Yoga vs. Park: A Mother’s Mental Battle
You know it’s bad when you are stressing out about going to yoga.
For my 30th birthday, nearly two years ago now, my husband purchased a gift card good for a 10-pack of yoga classes at a local studio for me. I was about to give birth to our baby boy and he thought that it would be a nice gift that would help me carve out time for myself and help me get my body back in working order after pregnancy.
His heart was in the right place. How was he to know that nearly two years on I’d be struggling to find the time to use up my class credits before they expired? How were we to know just how definitively our lives were going to change?
So when Gus was about 9 months old I finally fished the gift card out of our Official Drawer of Gift Cards and (Mostly Expired) Coupons and marched myself down to the yoga studio to redeem it for my classes. That morning, I was late and they took pity on the obviously completely bedraggled woman before them and allowed me to crash the class just a little over the ten-minute-late limit. I distinctly remember being in a bit of a rage over being late, I think I probably definitely slammed the door to my car on my way in.

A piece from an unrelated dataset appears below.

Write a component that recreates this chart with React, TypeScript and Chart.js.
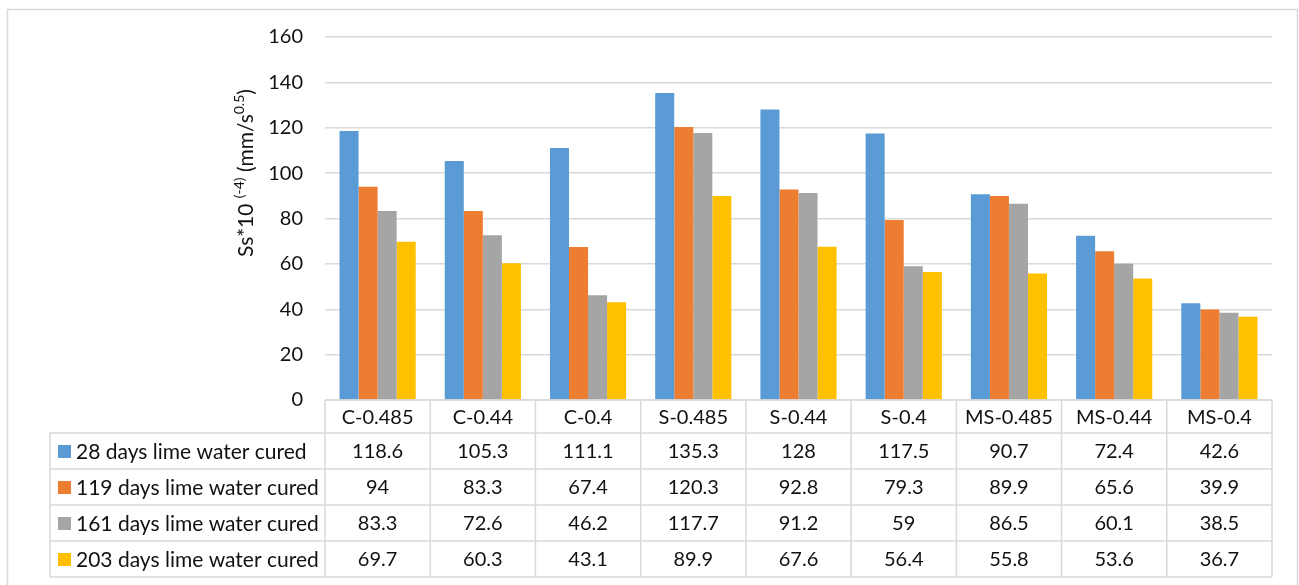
import React, { useEffect, useRef } from "react";
import { Chart, registerables } from "chart.js";

Chart.register(...registerables);

const categories = ["C-0.485", "C-0.44", "C-0.4", "S-0.485", "S-0.44", "S-0.4", "MS-0.485", "MS-0.44", "MS-0.4"];
const seriesNames = [
  "28 days lime water cured",
  "119 days lime water cured",
  "161 days lime water cured",
  "203 days lime water cured",
];
const days28 = [118.6, 105.3, 111.1, 135.3, 128, 117.5, 90.7, 72.4, 42.6];
const days119 = [94, 83.3, 67.4, 120.3, 92.8, 79.3, 89.9, 65.6, 39.9];
const days161 = [83.3, 72.6, 46.2, 117.7, 91.2, 59, 86.5, 60.1, 38.5];
const days203 = [69.7, 60.3, 43.1, 89.9, 67.6, 56.4, 55.8, 53.6, 36.7];
const seriesColors = ["#5B9BD5", "#ED7D31", "#A5A5A5", "#FFC000"];
const yTicks = [0, 20, 40, 60, 80, 100, 120, 140, 160];

const FONT = "Lato, 'Liberation Sans', sans-serif";
const TEXT = "#111111";
const LINE = "#d9d9d9";

const tablePlugin = {
  id: "dataTable",
  afterDraw(chart: any) {
    const ctx = chart.ctx as CanvasRenderingContext2D;
    const x = chart.scales.x;
    const area = chart.chartArea;
    const n = categories.length;
    const step = (x.getPixelForValue(n - 1) - x.getPixelForValue(0)) / (n - 1);
    const left = x.getPixelForValue(0) - step / 2;
    const right = x.getPixelForValue(n - 1) + step / 2;
    const top = area.bottom;
    const headerBottom = top + 33;
    const rowH = 36;
    const bottom = headerBottom + rowH * 4;
    const legendLeft = 50;
    const all = [days28, days119, days161, days203];

    ctx.save();
    ctx.strokeStyle = LINE;
    ctx.lineWidth = 1.5;
    ctx.strokeRect(7.5, 9.5, 1290, 582);

    ctx.beginPath();
    ctx.moveTo(left, top);
    ctx.lineTo(right, top);
    for (let r = 0; r <= 4; r++) {
      const yy = headerBottom + r * rowH;
      ctx.moveTo(legendLeft, yy);
      ctx.lineTo(right, yy);
    }
    for (let i = 0; i <= n; i++) {
      const xx = left + i * step;
      ctx.moveTo(xx, top);
      ctx.lineTo(xx, bottom);
    }
    ctx.moveTo(legendLeft, headerBottom);
    ctx.lineTo(legendLeft, bottom);
    ctx.stroke();

    ctx.fillStyle = TEXT;
    ctx.font = `20px ${FONT}`;
    ctx.textBaseline = "middle";
    ctx.textAlign = "center";
    categories.forEach((c, i) => {
      ctx.fillText(c, x.getPixelForValue(i), (top + headerBottom) / 2 + 1);
    });
    all.forEach((vals, r) => {
      const cy = headerBottom + r * rowH + rowH / 2 + 1;
      ctx.textAlign = "center";
      ctx.fillStyle = TEXT;
      ctx.font = `20px ${FONT}`;
      vals.forEach((v, i) => {
        ctx.fillText(String(v), x.getPixelForValue(i), cy);
      });
      ctx.fillStyle = seriesColors[r];
      ctx.fillRect(58, cy - 7, 13, 13);
      ctx.fillStyle = TEXT;
      ctx.textAlign = "left";
      ctx.font = `21px ${FONT}`;
      ctx.fillText(seriesNames[r], 76, cy);
    });

    // y-axis title with superscripts
    ctx.save();
    ctx.translate(246, 173);
    ctx.rotate(-Math.PI / 2);
    const parts: [string, boolean][] = [
      ["Ss*10 ", false],
      ["(-4)", true],
      [" (mm/s", false],
      ["0.5", true],
      [")", false],
    ];
    const big = `21px ${FONT}`;
    const small = `14px ${FONT}`;
    let total = 0;
    parts.forEach(([t, s]) => {
      ctx.font = s ? small : big;
      total += ctx.measureText(t).width;
    });
    let px = -total / 2;
    ctx.textAlign = "left";
    ctx.textBaseline = "alphabetic";
    ctx.fillStyle = TEXT;
    parts.forEach(([t, s]) => {
      ctx.font = s ? small : big;
      ctx.fillText(t, px, s ? -2 : 7);
      px += ctx.measureText(t).width;
    });
    ctx.restore();
    ctx.restore();
  },
};

export default function App() {
  const ref = useRef<HTMLCanvasElement>(null);
  useEffect(() => {
    if (!ref.current) return;
    const chart = new Chart(ref.current, {
      type: "bar",
      data: {
        labels: categories,
        datasets: [days28, days119, days161, days203].map((d, i) => ({
          label: seriesNames[i],
          data: d,
          backgroundColor: seriesColors[i],
          borderWidth: 0,
          barPercentage: 1,
          categoryPercentage: 0.724,
        })),
      },
      options: {
        animation: false,
        responsive: false,
        maintainAspectRatio: false,
        layout: { padding: { left: 0, right: 27, top: 37, bottom: 0 } },
        plugins: { legend: { display: false }, tooltip: { enabled: false } },
        scales: {
          x: {
            grid: { display: false },
            border: { display: false },
            ticks: { display: false },
            afterFit: (s: any) => {
              s.height = 185;
            },
          },
          y: {
            min: 0,
            max: 160,
            afterBuildTicks: (s: any) => {
              s.ticks = yTicks.map((v) => ({ value: v }));
            },
            grid: { color: LINE, lineWidth: 1.5, drawTicks: false },
            border: { display: false },
            ticks: {
              color: TEXT,
              font: { family: FONT, size: 20 },
              padding: 22,
            },
            afterFit: (s: any) => {
              s.width = 325;
            },
          },
        },
      },
      plugins: [tablePlugin],
    });
    return () => chart.destroy();
  }, []);
  return (
    <div style={{ position: "absolute", left: 0, top: 0, width: 1299, height: 585, background: "#fff" }}>
      <canvas ref={ref} width={1299} height={585} style={{ width: 1299, height: 585 }} />
    </div>
  );
}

The ten class pass was to expire a year from when I bought it. What that boils down to now is that I had, as of last Sunday morning, exactly 7 weeks to go to 7 classes. Yes. I’ve gone to a total of three classes in over 10 months. It’s because every time I DO go, I end up stressing out about making it there in time, parking, getting to class, etc. Every time, I have nothing to wear so end up in my maternity yoga pants after searching and hoping for something else to materialize. Every time, I resent the fact that doing something that is supposed to be relaxing causes so much turmoil in my life and that the only beginner class is at 11am which really cuts the best chunk out of my Sunday.
This last Sunday was no different. I dutifully made my reservation and soon felt the blood pressure begin to rise. Masa was going to take Gus to the park and I was going to miss out because I needed to get ready and go. Then I’d get back just in time for his nap and before I knew it my Sunday would be over and I’d have spent far to little time with my family. But the classes were already paid for and if I didn’t go, I’d start losing my credits. I HAD to go.
I saw my husband and little boy off on their way to the park and went back to finish the breakfast dishes. A mere few minutes later, I hear the door open again and in comes a toddler, all redfaced and crying for “MAMA!!”. This was new. Gus usually doesn’t have trouble leaving my side, especially with Masa. Especially to go to the park!
But on Sunday, it seemed, both of us were hesitant to leave each other’s side.
And in that instant, my decision was made. What yoga class is worth missing out on a morning at the park with my boy? He’s growing up before my eyes. Am I really worried about sacrificing the cost of a yoga class for the privilege of being there to see it? “Let me just change”, I told Masa, “I’m coming with you.”
Finally making that realization did more for my stress level than any yoga class ever could. Park 1, Yoga, 0.